Although they didn’t occupy seats on the dais, several undercard performers were also introduced. Golden Johnson, who fights Antonio Margarito in the featured supporting bout, was accompanied to the stage by his trainer, Jesse James Leija. Jesse James took a look at the assembled gathering and said “I want to fight Hopkins and Cotto. They’re the only guys up here I haven’t fought already.”

Margarito (who Arum discovered is an American citizen in the course of a court case in Puerto Rico) conducted his brief address entirely in Spanish, as did Joel Casamayor, who will defend his WBC interim title against Jose Armando Santa Cruz.

Arum availed himself of the occasion to announce that since the supply of $100 seats for Saturday night’s fight had already been exhausted, the promoters and the Garden were putting on sale seats in the mezzanine section. (The Bobfather offered to let De La Hoya set the price of the ducats, and Oscar did: They are going for 50 bucks a pop, which by our calculations is just a nickel more than the pay-per-view price.
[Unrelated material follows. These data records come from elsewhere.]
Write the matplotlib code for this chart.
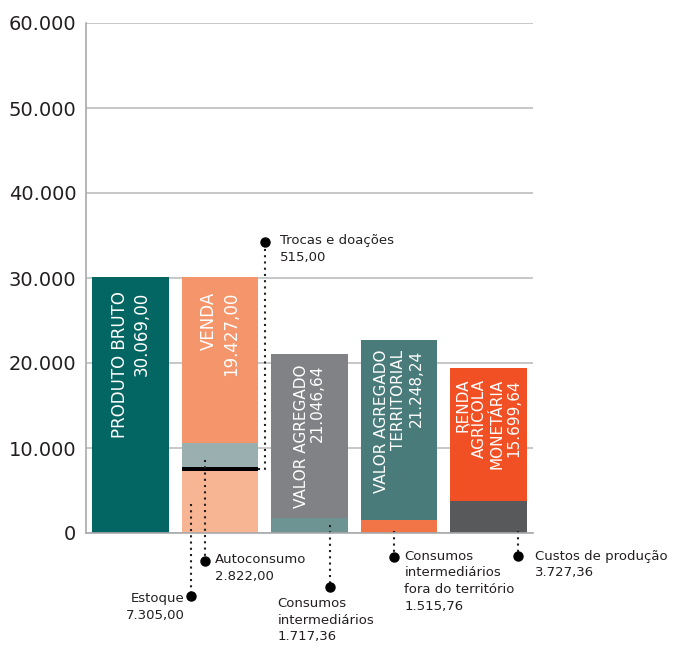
import matplotlib.pyplot as plt

# Valores (R$) por componente
produto_bruto = 30069.00
venda = 19427.00
trocas = 515.00
autoconsumo = 2822.00
estoque = 7305.00
valor_agregado = 21046.64
consumos_intermediarios = 1717.36
valor_agregado_territorial = 21248.24
consumos_fora = 1515.76
renda_monetaria = 15699.64
custos_producao = 3727.36

bar_labels = [
    "PRODUTO BRUTO\n30.069,00",
    "VENDA\n19.427,00",
    "VALOR AGREGADO\n21.046,64",
    "VALOR AGREGADO\nTERRITORIAL\n21.248,24",
    "RENDA\nAGRÍCOLA\nMONETÁRIA\n15.699,64",
]
yticks = [0, 10000, 20000, 30000, 40000, 50000, 60000]
ytick_labels = ["0", "10.000", "20.000", "30.000", "40.000", "50.000", "60.000"]

W = 0.855
fig = plt.figure(figsize=(6.73, 6.48), dpi=100)
ax = fig.add_axes([86 / 673, 1 - 533 / 648, 447 / 673, 510 / 648])

# barra 1
ax.bar(0, produto_bruto, W, color="#046663")
# barra 2: estoque + trocas + autoconsumo + venda
b = 0
for val, col in [(estoque, "#f8b593"), (trocas, "#000000"),
                 (autoconsumo, "#9aafb0"), (venda, "#f5956b")]:
    ax.bar(1, val, W, bottom=b, color=col)
    b += val
# barra 3
ax.bar(2, valor_agregado, W, color="#818285")
ax.bar(2, consumos_intermediarios, W, color="#6e9393")
# barra 4
ax.bar(3, consumos_fora, W, color="#f27548")
ax.bar(3, valor_agregado_territorial, W, bottom=consumos_fora, color="#4a7b7b")
# barra 5
ax.bar(4, custos_producao, W, color="#58595b")
ax.bar(4, renda_monetaria, W, bottom=custos_producao, color="#f15025")

tops = [produto_bruto, estoque + trocas + autoconsumo + venda, valor_agregado,
        consumos_fora + valor_agregado_territorial, custos_producao + renda_monetaria]
offs = [1650, 1650, 1200, 1200, 1300]
sizes = [12, 12, 11, 11, 11]
spacing = [1.25, 1.25, 1.1, 1.18, 1.18]
for i, txt in enumerate(bar_labels):
    ax.text(i, tops[i] - offs[i], txt, rotation=90, ha="center", va="top",
            multialignment="right", color="white", fontsize=sizes[i],
            linespacing=spacing[i])

ax.set_xlim(-0.5, 4.5)
ax.set_ylim(0, 60000)
ax.set_yticks(yticks)
ax.set_yticklabels(ytick_labels, fontsize=14, color="#231f20")
ax.set_xticks([])
ax.tick_params(axis="y", length=0, pad=7)
ax.grid(axis="y", color="#bcbec0", linewidth=1.2)
ax.set_axisbelow(True)
for s in ["top", "right"]:
    ax.spines[s].set_visible(False)
ax.spines["left"].set_color("#a7a9ac")
ax.spines["bottom"].set_color("#a7a9ac")
ax.spines["left"].set_linewidth(1.2)
ax.spines["bottom"].set_linewidth(1.2)

# chamadas com linha pontilhada
dot = dict(marker="o", color="black", markersize=6.5, clip_on=False, zorder=5)
line = dict(color="#231f20", linestyle=(0, (1, 2)), linewidth=1.5, clip_on=False)
note = dict(fontsize=9.5, color="#231f20", va="top", linespacing=1.38)

# trocas e doações
ytroca = estoque + trocas / 2
ax.plot([1 + W / 2, 1.5, 1.5], [ytroca, ytroca, 34200], **line)
ax.plot(1.5, 34200, **dot)
ax.text(1.665, 35200, "Trocas e doações\n515,00", **note)

# autoconsumo
ax.plot([0.83, 0.83], [8600, -3300], **line)
ax.plot(0.83, -3300, **dot)
ax.text(0.94, -2400, "Autoconsumo\n2.822,00", **note)

# estoque
ax.plot([0.68, 0.68], [3400, -7400], **line)
ax.plot(0.68, -7400, **dot)
ax.text(0.605, -6950, "Estoque\n7.305,00", ha="right", multialignment="right",
        **note)

# consumos intermediários
ax.plot([2.23, 2.23], [900, -6350], **line)
ax.plot(2.23, -6350, **dot)
ax.text(1.64, -7500, "Consumos\nintermediários\n1.717,36", **note)

# consumos fora do território
ax.plot([2.94, 2.94], [250, -2800], **line)
ax.plot(2.94, -2800, **dot)
ax.text(3.06, -1950, "Consumos\nintermediários\nfora do território\n1.515,76", **note)

# custos de produção
ax.plot([4.33, 4.33], [250, -2700], **line)
ax.plot(4.33, -2700, **dot)
ax.text(4.52, -1950, "Custos de produção\n3.727,36", **note)

fig.savefig("out.png", dpi=100)
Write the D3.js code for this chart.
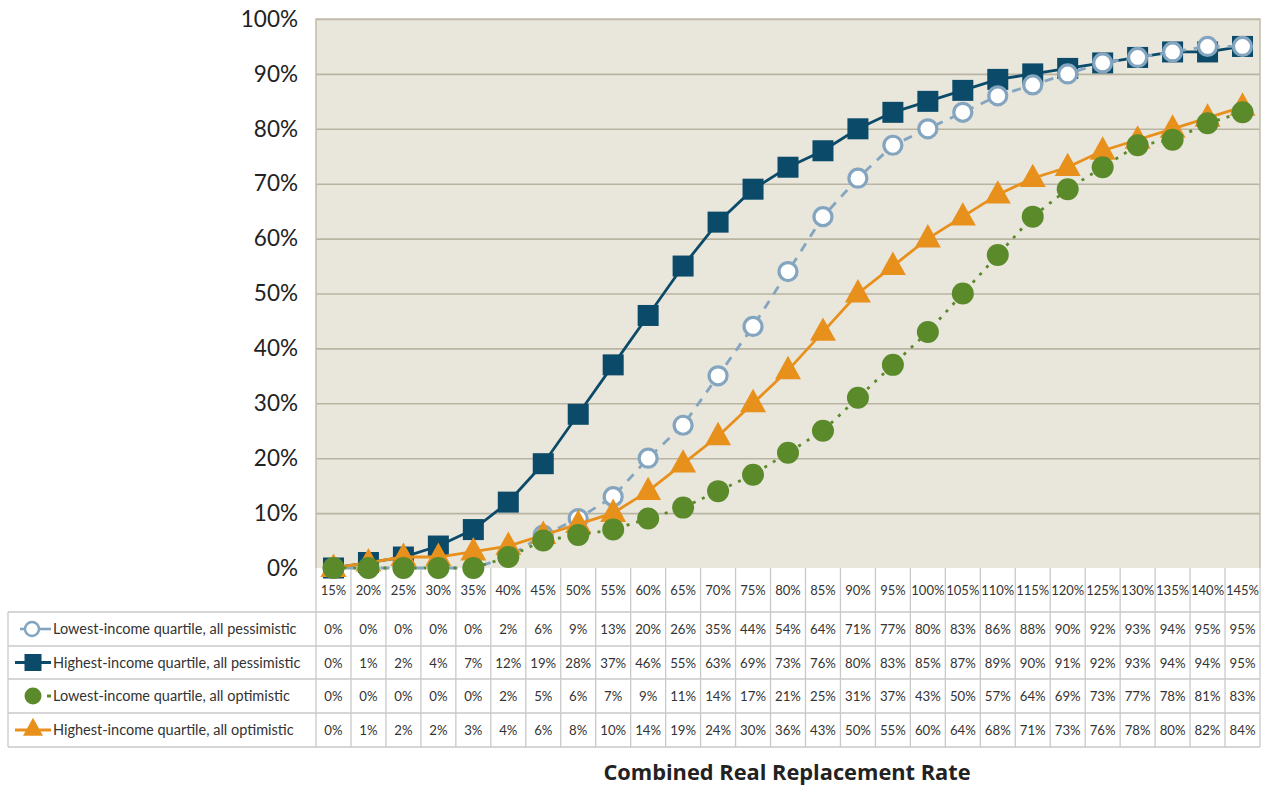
<!DOCTYPE html>
<html><head><meta charset="utf-8">
<script src="https://cdn.jsdelivr.net/npm/d3@7/dist/d3.min.js"></script>
<style>
body{margin:0;background:#fff;}
svg{display:block;font-family:Lato, "Open Sans", sans-serif;}
</style></head>
<body><svg id="c" width="1262" height="787"></svg>
<script>
const categories = ["15%","20%","25%","30%","35%","40%","45%","50%","55%","60%","65%","70%","75%","80%","85%","90%","95%","100%","105%","110%","115%","120%","125%","130%","135%","140%","145%"];
const yTicks = [0,10,20,30,40,50,60,70,80,90,100];
const seriesNames = ["Lowest-income quartile, all pessimistic","Highest-income quartile, all pessimistic","Lowest-income quartile, all optimistic","Highest-income quartile, all optimistic"];
const lowPess  = [0,0,0,0,0,2,6,9,13,20,26,35,44,54,64,71,77,80,83,86,88,90,92,93,94,95,95];
const highPess = [0,1,2,4,7,12,19,28,37,46,55,63,69,73,76,80,83,85,87,89,90,91,92,93,94,94,95];
const lowOpt   = [0,0,0,0,0,2,5,6,7,9,11,14,17,21,25,31,37,43,50,57,64,69,73,77,78,81,83];
const highOpt  = [0,1,2,2,3,4,6,8,10,14,19,24,30,36,43,50,55,60,64,68,71,73,76,78,80,82,84];
const xTitle = "Combined Real Replacement Rate";

const svg = d3.select("#c");
const L = 316, R = 1260, T = 19, B = 568;
const x = d3.scaleBand().domain(categories).range([L, R]).padding(0);
const y = d3.scaleLinear().domain([0,100]).range([B, T]);

svg.append("rect").attr("x",L).attr("y",T).attr("width",R-L).attr("height",B-T).attr("fill","#e9e6dc");

const grid = svg.append("g").attr("transform",`translate(${L},0)`)
  .call(d3.axisLeft(y).tickValues(yTicks.filter(v=>v>0)).tickSize(-(R-L)).tickFormat(""));
grid.select(".domain").remove();
grid.selectAll("line").attr("stroke","#b9b4a2").attr("stroke-width",1.6);

svg.append("path").attr("d",`M${L},${B}V${T}H${R}V${B}`).attr("fill","none").attr("stroke","#c4bfad").attr("stroke-width",1.6);

const yAx = svg.append("g").attr("transform",`translate(${L},0)`)
  .call(d3.axisLeft(y).tickValues(yTicks).tickSize(0).tickPadding(18).tickFormat(d=>d+"%"));
yAx.select(".domain").remove();
yAx.selectAll("text").attr("font-size",22.5).attr("fill","#222").attr("font-family","Lato, sans-serif");

const rowTop = [568, 612, 646, 679, 713, 747];
const tbl = svg.append("g");
const bounds = categories.map(c=>x(c)).concat([R]);
tbl.selectAll("line.col").data(bounds).enter().append("line")
  .attr("x1",d=>d).attr("x2",d=>d).attr("y1",B).attr("y2",rowTop[5])
  .attr("stroke","#c9c9c9").attr("stroke-width",1.3);
tbl.selectAll("line.row").data(rowTop.slice(1)).enter().append("line")
  .attr("x1",8).attr("x2",R).attr("y1",d=>d).attr("y2",d=>d)
  .attr("stroke","#c9c9c9").attr("stroke-width",1.3);
tbl.append("line").attr("x1",8).attr("x2",8).attr("y1",rowTop[1]).attr("y2",rowTop[5]).attr("stroke","#c9c9c9").attr("stroke-width",1.3);

tbl.selectAll("text.hdr").data(categories).enter().append("text")
  .attr("x",d=>x(d)+x.bandwidth()/2).attr("y",(rowTop[0]+rowTop[1])/2+5)
  .attr("text-anchor","middle").attr("font-size",13).attr("fill","#333").text(d=>d);

const allSeries = [lowPess, highPess, lowOpt, highOpt];
allSeries.forEach((vals,i)=>{
  const yc = (rowTop[i+1]+rowTop[i+2])/2+5;
  tbl.selectAll(null).data(vals).enter().append("text")
    .attr("x",(d,j)=>x(categories[j])+x.bandwidth()/2).attr("y",yc)
    .attr("text-anchor","middle").attr("font-size",13.2).attr("fill","#333").text(d=>d+"%");
  tbl.append("text").attr("x",53).attr("y",yc).attr("font-size",14.5).attr("fill","#333").text(seriesNames[i]);
});

const C = {lp:"#84a5bf", hp:"#0b4a68", lo:"#5b8a2b", ho:"#e8901c"};
const line = d3.line().x((d,j)=>x(categories[j])+x.bandwidth()/2).y(d=>y(d));
const cx = j=>x(categories[j])+x.bandwidth()/2;

function sq(g, px, py, s){ g.append("rect").attr("x",px-s/2).attr("y",py-s/2).attr("width",s).attr("height",s).attr("fill",C.hp); }
function tri(g, px, py, s){ const h=s*0.9; g.append("path").attr("d",`M${px},${py-h*0.62}L${px+s/2},${py+h*0.38}L${px-s/2},${py+h*0.38}Z`).attr("fill",C.ho); }

svg.append("path").datum(highPess).attr("d",line).attr("fill","none").attr("stroke",C.hp).attr("stroke-width",2.8);
const gHP = svg.append("g");
highPess.forEach((v,j)=>sq(gHP,cx(j),y(v),21));

svg.append("path").datum(lowPess).attr("d",line).attr("fill","none").attr("stroke",C.lp).attr("stroke-width",2.8).attr("stroke-dasharray","9,8").attr("stroke-dashoffset",-13);
svg.append("g").selectAll("circle").data(lowPess).enter().append("circle")
  .attr("cx",(d,j)=>cx(j)).attr("cy",d=>y(d)).attr("r",9)
  .attr("fill","#fff").attr("stroke",C.lp).attr("stroke-width",3.2);

svg.append("path").datum(highOpt).attr("d",line).attr("fill","none").attr("stroke",C.ho).attr("stroke-width",2.8);
const gHO = svg.append("g");
highOpt.forEach((v,j)=>tri(gHO,cx(j),y(v),26));

svg.append("path").datum(lowOpt).attr("d",line).attr("fill","none").attr("stroke",C.lo).attr("stroke-width",2.8).attr("stroke-dasharray","3,7");
svg.append("g").selectAll("circle").data(lowOpt).enter().append("circle")
  .attr("cx",(d,j)=>cx(j)).attr("cy",d=>y(d)).attr("r",11).attr("fill",C.lo);

const ly = i=>(rowTop[i+1]+rowTop[i+2])/2;
const lg = svg.append("g");
lg.append("line").attr("x1",20).attr("x2",24).attr("y1",ly(0)).attr("y2",ly(0)).attr("stroke",C.lp).attr("stroke-width",2.6);
lg.append("line").attr("x1",40).attr("x2",51).attr("y1",ly(0)).attr("y2",ly(0)).attr("stroke",C.lp).attr("stroke-width",2.6);
lg.append("circle").attr("cx",32).attr("cy",ly(0)).attr("r",7).attr("fill","#fff").attr("stroke",C.lp).attr("stroke-width",2.5);
lg.append("line").attr("x1",15).attr("x2",51).attr("y1",ly(1)).attr("y2",ly(1)).attr("stroke",C.hp).attr("stroke-width",3);
sq(lg,33,ly(1),17);
lg.append("circle").attr("cx",33).attr("cy",ly(2)).attr("r",8.5).attr("fill",C.lo);
lg.append("line").attr("x1",47).attr("x2",51).attr("y1",ly(2)).attr("y2",ly(2)).attr("stroke",C.lo).attr("stroke-width",3);
lg.append("line").attr("x1",15).attr("x2",51).attr("y1",ly(3)).attr("y2",ly(3)).attr("stroke",C.ho).attr("stroke-width",3);
tri(lg,33,ly(3)-1,20);

svg.append("text").attr("x",787).attr("y",780).attr("text-anchor","middle")
  .attr("font-family","'Open Sans', sans-serif")
  .attr("font-size",21.8).attr("font-weight","bold").attr("fill","#222").text(xTitle);
</script></body></html>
Arum said that if his guy wins and Oscar is willing, he’d like to match Cotto against De La Hoya next time out, with Margarito facing the Kermit Cintron-Paul Williams winner in the co-feature. If Mosley prevails, Arum wants to keep the Top Rank-Golden Boy alliance rolling along by matching Mosley and Margarito.

Benjy Estevez will be the Cotto-Mosley referee. While this will be Cotto’s fourth Garden main event, it will be Mosley’s first, although Sugar Shane did incur his first career loss in the adjacent MSG Theatre when he lost to Vernon Forrest back in 2002. But as his father pointed out, Mosley has fought in big fights in big arenas all around the country, and isn’t likely to be intimidated by a New York crowd which figures to be heavily pro-Cotto.